Material provided:
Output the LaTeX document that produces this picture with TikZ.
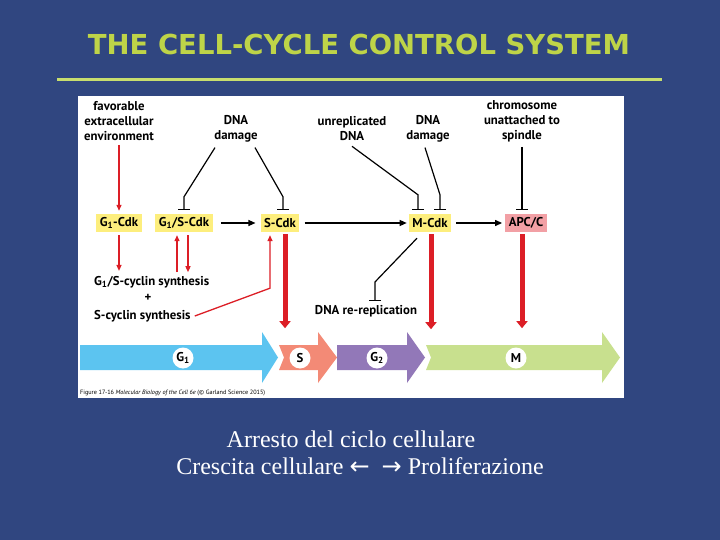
\documentclass[tikz,border=0pt]{standalone}
\usepackage{fontspec}
\setmainfont{Liberation Serif}
\newfontfamily\figfont{PT Sans}
\newfontfamily\headfont{DejaVu Sans}
\usetikzlibrary{arrows.meta,calc}

\definecolor{slidebg}{RGB}{48,70,128}
\definecolor{titlegreen}{RGB}{190,212,72}
\definecolor{rulegreen}{RGB}{200,222,110}
\definecolor{cdkyellow}{RGB}{253,238,125}
\definecolor{apcpink}{RGB}{242,160,165}
\definecolor{cellred}{RGB}{220,30,38}
\definecolor{g1blue}{RGB}{92,196,240}
\definecolor{ssalmon}{RGB}{243,138,118}
\definecolor{g2purple}{RGB}{146,120,184}
\definecolor{mgreen}{RGB}{200,224,142}

\tikzset{
  lbl/.style={font=\figfont\bfseries\fontsize{12.8}{15}\selectfont, align=center, inner sep=1pt},
  cdk/.style={lbl, fill=cdkyellow, minimum height=18pt, inner xsep=3.5pt},
  phase/.style={lbl, circle, fill=white, minimum size=21pt, inner sep=0pt},
  inhib/.style={line width=1.2pt, -{Bar[width=12pt]}, shorten >=4pt},
  stim/.style={line width=1.2pt, -{Triangle[length=7pt,width=6pt]}},
  redthin/.style={cellred, line width=1.3pt, -{Triangle[length=6pt,width=5pt]}},
  redthick/.style={cellred, line width=5pt, -{Triangle[length=7pt,width=11pt]}},
}

\begin{document}
\begin{tikzpicture}[x=1pt, y=-1pt]
  \useasboundingbox (0,0) rectangle (720,540);
  \fill[slidebg] (0,0) rectangle (720,540);
  \node[anchor=base, font=\headfont\bfseries\fontsize{27.5}{30}\selectfont, text=titlegreen] (title) at (359,55) {THE CELL-CYCLE CONTROL SYSTEM};
  \draw[rulegreen, line width=3pt] (57,80) -- (662,80);
  \fill[white] (78,96) rectangle (624,398);

  % signals
  \node[lbl] (env) at (119,121) {favorable\\extracellular\\environment};
  \node[lbl] (dmgA) at (236,129) {DNA\\damage};
  \node[lbl] (unrep) at (352,129) {unreplicated\\DNA};
  \node[lbl] (dmgB) at (428,129) {DNA\\damage};
  \node[lbl] (chrom) at (522,121) {chromosome\\unattached to\\spindle};

  % control system
  \node[cdk] (g1cdk) at (119,223) {G\textsubscript{1}-Cdk};
  \node[cdk] (g1s) at (184,223) {G\textsubscript{1}/S-Cdk};
  \node[cdk] (scdk) at (280,223) {S-Cdk};
  \node[cdk] (mcdk) at (430,223) {M-Cdk};
  \node[cdk, fill=apcpink] (apc) at (526,223) {APC/C};

  \node[lbl, anchor=west] (g1syn) at (93,282) {G\textsubscript{1}/S-cyclin synthesis};
  \node[lbl] (plus) at (148,298) {+};
  \node[lbl, anchor=west] (scyn) at (93,316) {S-cyclin synthesis};
  \node[lbl] (rerep) at (366,311) {DNA re-replication};

  % phases
  \fill[g1blue] (80,345) -- (262,345) -- (262,332) -- (278,357.5) -- (262,383) -- (262,370) -- (80,370) -- cycle;
  \fill[ssalmon] (279,345) -- (318,345) -- (318,332) -- (337,357.5) -- (318,383) -- (318,370) -- (279,370) -- (284,357.5) -- cycle;
  \fill[g2purple] (337,345) -- (407,345) -- (407,332) -- (425,357.5) -- (407,383) -- (407,370) -- (337,370) -- cycle;
  \fill[mgreen] (426,345) -- (602,345) -- (602,332) -- (620,357.5) -- (602,383) -- (602,370) -- (426,370) -- (431,357.5) -- cycle;
  \node[phase] (g1) at (183,358) {G\textsubscript{1}};
  \node[phase] (s) at (300,358) {S};
  \node[phase] (g2) at (377,358) {G\textsubscript{2}};
  \node[phase] (m) at (516,358) {M};
  \node[anchor=west, inner sep=0pt, font=\figfont\fontsize{6.2}{7}\selectfont] (fig) at (80,393) {Figure 17-16 \textit{Molecular Biology of the Cell 6e} (© Garland Science 2015)};

  % inhibitions
  \draw[inhib] ($(dmgA.south)+(-21,4)$) -- ($(g1s.north)+(0,-17)$) -- (g1s.north);
  \draw[inhib] ($(dmgA.south)+(19,4)$) -- ($(scdk.north)+(3,-17)$) -- ($(scdk.north)+(3,0)$);
  \draw[inhib] ($(unrep.south)+(0,4)$) -- ($(mcdk.north)+(-12,-19)$) -- ($(mcdk.north)+(-12,0)$);
  \draw[inhib] ($(dmgB.south)+(-3,4)$) -- ($(mcdk.north)+(10,-19)$) -- ($(mcdk.north)+(10,0)$);
  \draw[inhib] ($(chrom.south)+(0,4)$) -- ($(apc.north)+(-4,0)$);
  \draw[inhib, shorten >=3pt] ($(mcdk.south)+(-13,6)$) -- ($(rerep.north)+(9,-22)$) -- ($(rerep.north)+(9,0)$);

  % activations
  \draw[stim, shorten <=8pt, shorten >=5pt] (g1s.east) -- (scdk.west);
  \draw[stim, shorten <=5pt, shorten >=2pt] (scdk.east) -- (mcdk.west);
  \draw[stim, shorten <=5pt, shorten >=3pt] (mcdk.east) -- (apc.west);

  \draw[redthin, shorten >=3pt] ($(env.south)+(0,3)$) -- (g1cdk.north);
  \draw[redthin, shorten <=3pt, shorten >=4pt] (g1cdk.south) -- (g1cdk.south |- g1syn.north);
  \draw[redthin] ($(g1s.south)+(-7,40)$) -- ($(g1s.south)+(-7,3)$);
  \draw[redthin] ($(g1s.south)+(4,3)$) -- ($(g1s.south)+(4,40)$);
  \draw[redthin] ($(scyn.east)+(3,0)$) -- ($(scdk.south)+(-10,56)$) -- ($(scdk.south)+(-10,3)$);

  \draw[redthick] ($(scdk.south)+(5,2)$) -- ($(scdk.south)+(5,96)$);
  \draw[redthick] ($(mcdk.south)+(1,2)$) -- ($(mcdk.south)+(1,97)$);
  \draw[redthick] ($(apc.south)+(-4,2)$) -- ($(apc.south)+(-4,96)$);

  % bottom text
  \node[anchor=base, text=white, font=\fontsize{24}{28}\selectfont] (arresto) at (351,447) {Arresto del ciclo cellulare};
  \node[anchor=base, text=white, font=\fontsize{24}{28}\selectfont] (crescita) at (360,474) {Crescita cellulare {\headfont ←}\ \ {\headfont →} Proliferazione};
\end{tikzpicture}
\end{document}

Instructions to follow: Using the data above, print every line exactly, omitting pictures.

Response:
Output the LaTeX document that produces this picture with TikZ.
\documentclass[tikz,border=0pt]{standalone}
\usepackage{fontspec}
\setmainfont{Liberation Serif}
\newfontfamily\figfont{PT Sans}
\newfontfamily\headfont{DejaVu Sans}
\usetikzlibrary{arrows.meta,calc}

\definecolor{slidebg}{RGB}{48,70,128}
\definecolor{titlegreen}{RGB}{190,212,72}
\definecolor{rulegreen}{RGB}{200,222,110}
\definecolor{cdkyellow}{RGB}{253,238,125}
\definecolor{apcpink}{RGB}{242,160,165}
\definecolor{cellred}{RGB}{220,30,38}
\definecolor{g1blue}{RGB}{92,196,240}
\definecolor{ssalmon}{RGB}{243,138,118}
\definecolor{g2purple}{RGB}{146,120,184}
\definecolor{mgreen}{RGB}{200,224,142}

\tikzset{
  lbl/.style={font=\figfont\bfseries\fontsize{12.8}{15}\selectfont, align=center, inner sep=1pt},
  cdk/.style={lbl, fill=cdkyellow, minimum height=18pt, inner xsep=3.5pt},
  phase/.style={lbl, circle, fill=white, minimum size=21pt, inner sep=0pt},
  inhib/.style={line width=1.2pt, -{Bar[width=12pt]}, shorten >=4pt},
  stim/.style={line width=1.2pt, -{Triangle[length=7pt,width=6pt]}},
  redthin/.style={cellred, line width=1.3pt, -{Triangle[length=6pt,width=5pt]}},
  redthick/.style={cellred, line width=5pt, -{Triangle[length=7pt,width=11pt]}},
}

\begin{document}
\begin{tikzpicture}[x=1pt, y=-1pt]
  \useasboundingbox (0,0) rectangle (720,540);
  \fill[slidebg] (0,0) rectangle (720,540);
  \node[anchor=base, font=\headfont\bfseries\fontsize{27.5}{30}\selectfont, text=titlegreen] (title) at (359,55) {THE CELL-CYCLE CONTROL SYSTEM};
  \draw[rulegreen, line width=3pt] (57,80) -- (662,80);
  \fill[white] (78,96) rectangle (624,398);

  % signals
  \node[lbl] (env) at (119,121) {favorable\\extracellular\\environment};
  \node[lbl] (dmgA) at (236,129) {DNA\\damage};
  \node[lbl] (unrep) at (352,129) {unreplicated\\DNA};
  \node[lbl] (dmgB) at (428,129) {DNA\\damage};
  \node[lbl] (chrom) at (522,121) {chromosome\\unattached to\\spindle};

  % control system
  \node[cdk] (g1cdk) at (119,223) {G\textsubscript{1}-Cdk};
  \node[cdk] (g1s) at (184,223) {G\textsubscript{1}/S-Cdk};
  \node[cdk] (scdk) at (280,223) {S-Cdk};
  \node[cdk] (mcdk) at (430,223) {M-Cdk};
  \node[cdk, fill=apcpink] (apc) at (526,223) {APC/C};

  \node[lbl, anchor=west] (g1syn) at (93,282) {G\textsubscript{1}/S-cyclin synthesis};
  \node[lbl] (plus) at (148,298) {+};
  \node[lbl, anchor=west] (scyn) at (93,316) {S-cyclin synthesis};
  \node[lbl] (rerep) at (366,311) {DNA re-replication};

  % phases
  \fill[g1blue] (80,345) -- (262,345) -- (262,332) -- (278,357.5) -- (262,383) -- (262,370) -- (80,370) -- cycle;
  \fill[ssalmon] (279,345) -- (318,345) -- (318,332) -- (337,357.5) -- (318,383) -- (318,370) -- (279,370) -- (284,357.5) -- cycle;
  \fill[g2purple] (337,345) -- (407,345) -- (407,332) -- (425,357.5) -- (407,383) -- (407,370) -- (337,370) -- cycle;
  \fill[mgreen] (426,345) -- (602,345) -- (602,332) -- (620,357.5) -- (602,383) -- (602,370) -- (426,370) -- (431,357.5) -- cycle;
  \node[phase] (g1) at (183,358) {G\textsubscript{1}};
  \node[phase] (s) at (300,358) {S};
  \node[phase] (g2) at (377,358) {G\textsubscript{2}};
  \node[phase] (m) at (516,358) {M};
  \node[anchor=west, inner sep=0pt, font=\figfont\fontsize{6.2}{7}\selectfont] (fig) at (80,393) {Figure 17-16 \textit{Molecular Biology of the Cell 6e} (© Garland Science 2015)};

  % inhibitions
  \draw[inhib] ($(dmgA.south)+(-21,4)$) -- ($(g1s.north)+(0,-17)$) -- (g1s.north);
  \draw[inhib] ($(dmgA.south)+(19,4)$) -- ($(scdk.north)+(3,-17)$) -- ($(scdk.north)+(3,0)$);
  \draw[inhib] ($(unrep.south)+(0,4)$) -- ($(mcdk.north)+(-12,-19)$) -- ($(mcdk.north)+(-12,0)$);
  \draw[inhib] ($(dmgB.south)+(-3,4)$) -- ($(mcdk.north)+(10,-19)$) -- ($(mcdk.north)+(10,0)$);
  \draw[inhib] ($(chrom.south)+(0,4)$) -- ($(apc.north)+(-4,0)$);
  \draw[inhib, shorten >=3pt] ($(mcdk.south)+(-13,6)$) -- ($(rerep.north)+(9,-22)$) -- ($(rerep.north)+(9,0)$);

  % activations
  \draw[stim, shorten <=8pt, shorten >=5pt] (g1s.east) -- (scdk.west);
  \draw[stim, shorten <=5pt, shorten >=2pt] (scdk.east) -- (mcdk.west);
  \draw[stim, shorten <=5pt, shorten >=3pt] (mcdk.east) -- (apc.west);

  \draw[redthin, shorten >=3pt] ($(env.south)+(0,3)$) -- (g1cdk.north);
  \draw[redthin, shorten <=3pt, shorten >=4pt] (g1cdk.south) -- (g1cdk.south |- g1syn.north);
  \draw[redthin] ($(g1s.south)+(-7,40)$) -- ($(g1s.south)+(-7,3)$);
  \draw[redthin] ($(g1s.south)+(4,3)$) -- ($(g1s.south)+(4,40)$);
  \draw[redthin] ($(scyn.east)+(3,0)$) -- ($(scdk.south)+(-10,56)$) -- ($(scdk.south)+(-10,3)$);

  \draw[redthick] ($(scdk.south)+(5,2)$) -- ($(scdk.south)+(5,96)$);
  \draw[redthick] ($(mcdk.south)+(1,2)$) -- ($(mcdk.south)+(1,97)$);
  \draw[redthick] ($(apc.south)+(-4,2)$) -- ($(apc.south)+(-4,96)$);

  % bottom text
  \node[anchor=base, text=white, font=\fontsize{24}{28}\selectfont] (arresto) at (351,447) {Arresto del ciclo cellulare};
  \node[anchor=base, text=white, font=\fontsize{24}{28}\selectfont] (crescita) at (360,474) {Crescita cellulare {\headfont ←}\ \ {\headfont →} Proliferazione};
\end{tikzpicture}
\end{document}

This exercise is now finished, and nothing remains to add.